学习刘士铭,不是技法、方法的问题。在教学中也是这样。要做到活学活用,首先观念要完全通,情感完全通,所以难度很大。西方的不一定能认识、看懂。看懂表层的多,形式的探索多,真情实感没有。情感没有刘士铭真挚,对文化的体会没有刘士铭深,所以只有刘士铭能够做到得心应手,就他一个。他吸收的是民族的本原文化,从彩陶、汉俑到宋代的张孩儿,那种生动的感觉都是一样的,生动极了!和西方的解剖完全不一样。到西学东渐以后,情感弱了。尤其是封建社会的形成以后,汉代是太阳初升的时代,汉代的那种活力,唐代的那种完整性,这是中国的传统。

刘士铭的作品是写实的,但是这种写实是中国的写实,是浪漫主义的写实。作品中都有生命的律动,非常抒情,要做到这一点很难。研究要和实践结合,有了研究才能进课堂,现在仅仅是提倡学生去做。

马金风

今天能来参加这个展览非常高兴,这也是我学习的好机会,我和刘士铭认识五十年了,我们是57年认识的,他是个戏迷。虽然他是搞雕塑,我唱戏,方向不同,但是艺术都是相同的,为人民服务都是一样的,都是从群众中来,从生活中提炼出来的。

刘士铭在河南待了好长时间,他这个人不爱说话。他的作品鼓舞着我。所以我就,我今年83岁,比他大三岁,他就叫我大姐,我称他为弟弟。他对我有很大的影响,你看,我现在还没有离开舞台。刘士铭身体也不好,他曾经跟我讲,他当学徒的时候,条件不好,睡在水泥地板上,又潮湿,使筋骨受伤了,腿不好了。所以每当我学习有困难,遇上什么难题时,我就想到刘士铭,人家虽身体不好,还坚持创作,比较起来我还是好的。所以他一辈子对我启发很大,我应该向刘士铭同志学习。刘士铭不光搞雕塑,他对于戏曲影响也很大,你看那些小泥人,我在台上唱戏,他就在台下看戏捏泥人,还对我说有些动作、表情应该怎样,对我的影响很大。

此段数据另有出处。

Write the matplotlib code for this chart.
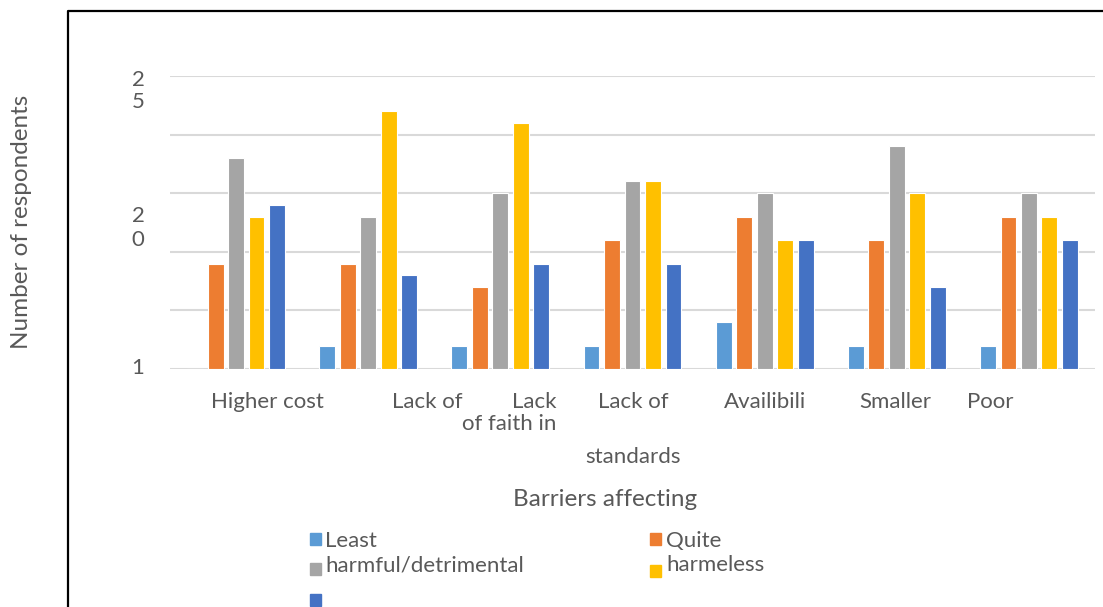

我们国家对搞艺术的非常关心,感谢他们对我们的关怀。这是我们处在新社会中的幸福。感谢主办的单位对他的宣传,祝愿他身体健康!

孙一苗

记者:能谈一下对作品的感受吗?

孙一苗:他的作品很好地反映了人民的生活,很容易理解,跟抽象派不一样。

作品反映现实,没有夸张,很真实、好理解。现在的雕塑作品抽象的很多,到城市里往往里一个很抽象,不理解。我问当地人他们也不理解。喜欢这种现实主义的作品,更容易被老百姓接受受感染。

反映农村,底层也很需要。不能都是才子佳人,应该反映劳动人民的日常生活,生产以及各方面的生活,这都需要表现。我刚才听到外宾他们也很喜欢。